*Task directions:* Repeat the entire listing exactly.

────────────────────

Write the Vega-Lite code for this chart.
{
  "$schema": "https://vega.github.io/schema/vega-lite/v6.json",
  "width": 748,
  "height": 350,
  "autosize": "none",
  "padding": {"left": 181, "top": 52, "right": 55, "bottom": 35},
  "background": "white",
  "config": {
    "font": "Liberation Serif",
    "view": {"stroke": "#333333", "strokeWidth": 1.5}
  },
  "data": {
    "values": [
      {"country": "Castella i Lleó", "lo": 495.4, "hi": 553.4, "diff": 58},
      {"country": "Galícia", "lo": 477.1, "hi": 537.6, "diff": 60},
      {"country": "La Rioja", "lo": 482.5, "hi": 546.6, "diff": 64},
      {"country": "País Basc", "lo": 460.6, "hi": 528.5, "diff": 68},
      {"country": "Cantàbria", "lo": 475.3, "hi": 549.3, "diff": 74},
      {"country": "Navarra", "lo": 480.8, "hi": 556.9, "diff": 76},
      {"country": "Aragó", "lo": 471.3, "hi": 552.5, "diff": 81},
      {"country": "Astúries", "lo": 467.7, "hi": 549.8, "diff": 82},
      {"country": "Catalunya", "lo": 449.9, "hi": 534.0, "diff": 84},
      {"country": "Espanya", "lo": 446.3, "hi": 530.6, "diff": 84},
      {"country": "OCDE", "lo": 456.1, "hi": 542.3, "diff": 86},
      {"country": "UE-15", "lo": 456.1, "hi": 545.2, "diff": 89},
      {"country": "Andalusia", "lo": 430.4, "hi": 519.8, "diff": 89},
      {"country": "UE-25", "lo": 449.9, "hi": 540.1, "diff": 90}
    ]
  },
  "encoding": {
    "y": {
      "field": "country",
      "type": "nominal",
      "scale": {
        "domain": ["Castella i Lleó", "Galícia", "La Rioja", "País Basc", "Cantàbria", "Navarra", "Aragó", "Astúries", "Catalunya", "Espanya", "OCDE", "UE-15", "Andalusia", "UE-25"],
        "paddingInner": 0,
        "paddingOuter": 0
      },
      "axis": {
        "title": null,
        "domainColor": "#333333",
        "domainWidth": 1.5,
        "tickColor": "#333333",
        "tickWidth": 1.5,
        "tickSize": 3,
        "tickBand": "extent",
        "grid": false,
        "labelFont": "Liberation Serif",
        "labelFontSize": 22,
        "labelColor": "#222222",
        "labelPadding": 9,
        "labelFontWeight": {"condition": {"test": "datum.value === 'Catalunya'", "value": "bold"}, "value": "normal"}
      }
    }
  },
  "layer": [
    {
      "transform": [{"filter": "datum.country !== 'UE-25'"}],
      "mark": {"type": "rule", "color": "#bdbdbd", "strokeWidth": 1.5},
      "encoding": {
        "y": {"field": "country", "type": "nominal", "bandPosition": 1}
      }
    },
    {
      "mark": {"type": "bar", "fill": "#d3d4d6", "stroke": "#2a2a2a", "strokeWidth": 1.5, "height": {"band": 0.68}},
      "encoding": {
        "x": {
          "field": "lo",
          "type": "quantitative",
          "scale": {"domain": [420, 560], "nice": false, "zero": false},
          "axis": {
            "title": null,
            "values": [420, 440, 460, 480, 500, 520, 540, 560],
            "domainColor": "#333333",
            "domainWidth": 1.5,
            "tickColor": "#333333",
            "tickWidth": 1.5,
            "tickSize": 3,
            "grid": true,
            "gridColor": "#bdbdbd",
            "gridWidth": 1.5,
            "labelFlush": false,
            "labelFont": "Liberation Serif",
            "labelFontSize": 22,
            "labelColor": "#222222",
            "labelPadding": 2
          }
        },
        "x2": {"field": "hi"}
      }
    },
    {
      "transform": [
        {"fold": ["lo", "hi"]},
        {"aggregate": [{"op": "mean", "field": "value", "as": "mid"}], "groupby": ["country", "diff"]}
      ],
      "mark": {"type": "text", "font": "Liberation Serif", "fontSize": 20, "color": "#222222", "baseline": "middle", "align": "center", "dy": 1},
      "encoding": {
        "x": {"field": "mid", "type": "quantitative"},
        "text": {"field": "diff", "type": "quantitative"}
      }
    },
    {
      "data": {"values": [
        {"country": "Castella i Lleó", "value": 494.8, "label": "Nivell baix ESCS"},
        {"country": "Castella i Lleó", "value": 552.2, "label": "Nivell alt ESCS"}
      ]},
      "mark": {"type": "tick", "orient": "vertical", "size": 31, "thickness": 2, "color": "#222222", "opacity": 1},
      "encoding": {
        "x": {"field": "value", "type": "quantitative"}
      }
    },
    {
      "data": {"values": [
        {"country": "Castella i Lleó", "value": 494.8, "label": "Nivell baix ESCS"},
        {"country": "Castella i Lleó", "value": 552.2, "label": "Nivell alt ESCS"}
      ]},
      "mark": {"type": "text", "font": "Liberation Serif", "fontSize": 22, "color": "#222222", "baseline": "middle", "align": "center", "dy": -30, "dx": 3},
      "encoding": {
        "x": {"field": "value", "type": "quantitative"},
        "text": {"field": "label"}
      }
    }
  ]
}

────────────────────

*In response:*
Write the Vega-Lite code for this chart.
{
  "$schema": "https://vega.github.io/schema/vega-lite/v6.json",
  "width": 748,
  "height": 350,
  "autosize": "none",
  "padding": {"left": 181, "top": 52, "right": 55, "bottom": 35},
  "background": "white",
  "config": {
    "font": "Liberation Serif",
    "view": {"stroke": "#333333", "strokeWidth": 1.5}
  },
  "data": {
    "values": [
      {"country": "Castella i Lleó", "lo": 495.4, "hi": 553.4, "diff": 58},
      {"country": "Galícia", "lo": 477.1, "hi": 537.6, "diff": 60},
      {"country": "La Rioja", "lo": 482.5, "hi": 546.6, "diff": 64},
      {"country": "País Basc", "lo": 460.6, "hi": 528.5, "diff": 68},
      {"country": "Cantàbria", "lo": 475.3, "hi": 549.3, "diff": 74},
      {"country": "Navarra", "lo": 480.8, "hi": 556.9, "diff": 76},
      {"country": "Aragó", "lo": 471.3, "hi": 552.5, "diff": 81},
      {"country": "Astúries", "lo": 467.7, "hi": 549.8, "diff": 82},
      {"country": "Catalunya", "lo": 449.9, "hi": 534.0, "diff": 84},
      {"country": "Espanya", "lo": 446.3, "hi": 530.6, "diff": 84},
      {"country": "OCDE", "lo": 456.1, "hi": 542.3, "diff": 86},
      {"country": "UE-15", "lo": 456.1, "hi": 545.2, "diff": 89},
      {"country": "Andalusia", "lo": 430.4, "hi": 519.8, "diff": 89},
      {"country": "UE-25", "lo": 449.9, "hi": 540.1, "diff": 90}
    ]
  },
  "encoding": {
    "y": {
      "field": "country",
      "type": "nominal",
      "scale": {
        "domain": ["Castella i Lleó", "Galícia", "La Rioja", "País Basc", "Cantàbria", "Navarra", "Aragó", "Astúries", "Catalunya", "Espanya", "OCDE", "UE-15", "Andalusia", "UE-25"],
        "paddingInner": 0,
        "paddingOuter": 0
      },
      "axis": {
        "title": null,
        "domainColor": "#333333",
        "domainWidth": 1.5,
        "tickColor": "#333333",
        "tickWidth": 1.5,
        "tickSize": 3,
        "tickBand": "extent",
        "grid": false,
        "labelFont": "Liberation Serif",
        "labelFontSize": 22,
        "labelColor": "#222222",
        "labelPadding": 9,
        "labelFontWeight": {"condition": {"test": "datum.value === 'Catalunya'", "value": "bold"}, "value": "normal"}
      }
    }
  },
  "layer": [
    {
      "transform": [{"filter": "datum.country !== 'UE-25'"}],
      "mark": {"type": "rule", "color": "#bdbdbd", "strokeWidth": 1.5},
      "encoding": {
        "y": {"field": "country", "type": "nominal", "bandPosition": 1}
      }
    },
    {
      "mark": {"type": "bar", "fill": "#d3d4d6", "stroke": "#2a2a2a", "strokeWidth": 1.5, "height": {"band": 0.68}},
      "encoding": {
        "x": {
          "field": "lo",
          "type": "quantitative",
          "scale": {"domain": [420, 560], "nice": false, "zero": false},
          "axis": {
            "title": null,
            "values": [420, 440, 460, 480, 500, 520, 540, 560],
            "domainColor": "#333333",
            "domainWidth": 1.5,
            "tickColor": "#333333",
            "tickWidth": 1.5,
            "tickSize": 3,
            "grid": true,
            "gridColor": "#bdbdbd",
            "gridWidth": 1.5,
            "labelFlush": false,
            "labelFont": "Liberation Serif",
            "labelFontSize": 22,
            "labelColor": "#222222",
            "labelPadding": 2
          }
        },
        "x2": {"field": "hi"}
      }
    },
    {
      "transform": [
        {"fold": ["lo", "hi"]},
        {"aggregate": [{"op": "mean", "field": "value", "as": "mid"}], "groupby": ["country", "diff"]}
      ],
      "mark": {"type": "text", "font": "Liberation Serif", "fontSize": 20, "color": "#222222", "baseline": "middle", "align": "center", "dy": 1},
      "encoding": {
        "x": {"field": "mid", "type": "quantitative"},
        "text": {"field": "diff", "type": "quantitative"}
      }
    },
    {
      "data": {"values": [
        {"country": "Castella i Lleó", "value": 494.8, "label": "Nivell baix ESCS"},
        {"country": "Castella i Lleó", "value": 552.2, "label": "Nivell alt ESCS"}
      ]},
      "mark": {"type": "tick", "orient": "vertical", "size": 31, "thickness": 2, "color": "#222222", "opacity": 1},
      "encoding": {
        "x": {"field": "value", "type": "quantitative"}
      }
    },
    {
      "data": {"values": [
        {"country": "Castella i Lleó", "value": 494.8, "label": "Nivell baix ESCS"},
        {"country": "Castella i Lleó", "value": 552.2, "label": "Nivell alt ESCS"}
      ]},
      "mark": {"type": "text", "font": "Liberation Serif", "fontSize": 22, "color": "#222222", "baseline": "middle", "align": "center", "dy": -30, "dx": 3},
      "encoding": {
        "x": {"field": "value", "type": "quantitative"},
        "text": {"field": "label"}
      }
    }
  ]
}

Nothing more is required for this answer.